I'm having a hard time configuring properly spark on my Docker Image and to publish it on K8s.
The contexte his, I have a Cloudera Cluster that has Spark installed with a Yarn configuration. So I went into the Cloudera Manager to get the yarn-config.
Normaly we use CDSW to launch engine:8 images to use Spark with Yarn. But I wish to use spark on Yarn outside CDSW, in an another cluster (k8s) where I can make websites or API that will use Spark with Yarn on CDH.
Inside the yarn-config I have all the configuration about Kerberos, IPs and ports to use.
The Cloudera cluster is using Spark version 2.4.0-cdh6.3.4.
I find no proper documentation on how to install spark/pyspark with cloudera configuration and jars. (btw I do not have user/password to get the jars since I'm not the one with that have the subscription, I'm only a user on the cluster)
Where should I get and store PYSPARK_ARCHIVES_PATH or SPARK_DIST_CLASSPATH?
What I tried in my Dockerfile (Debian10):
I only need to use spark in client mode.

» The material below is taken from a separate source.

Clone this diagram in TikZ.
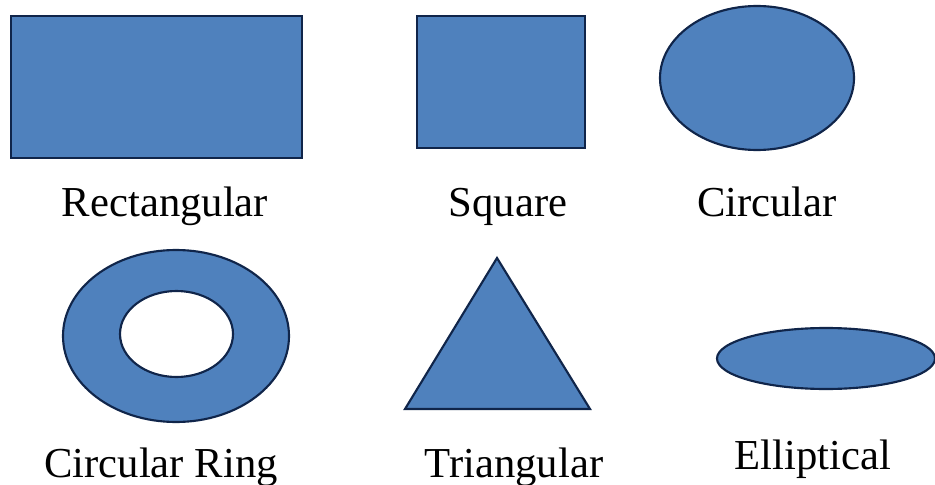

I will never use it in local mode, only by yarn on the Cloudera Cluster. But should I install all the jars from https://mvnrepository.com/artifact/org.apache.spark/spark-core_2.11/2.4.0-cdh6.3.4 ? If yes, how should I do this.
Also, should I open ports while I deploy with K8s? I am over thinking this? Because I find no documentation or tutorial that is in my use case.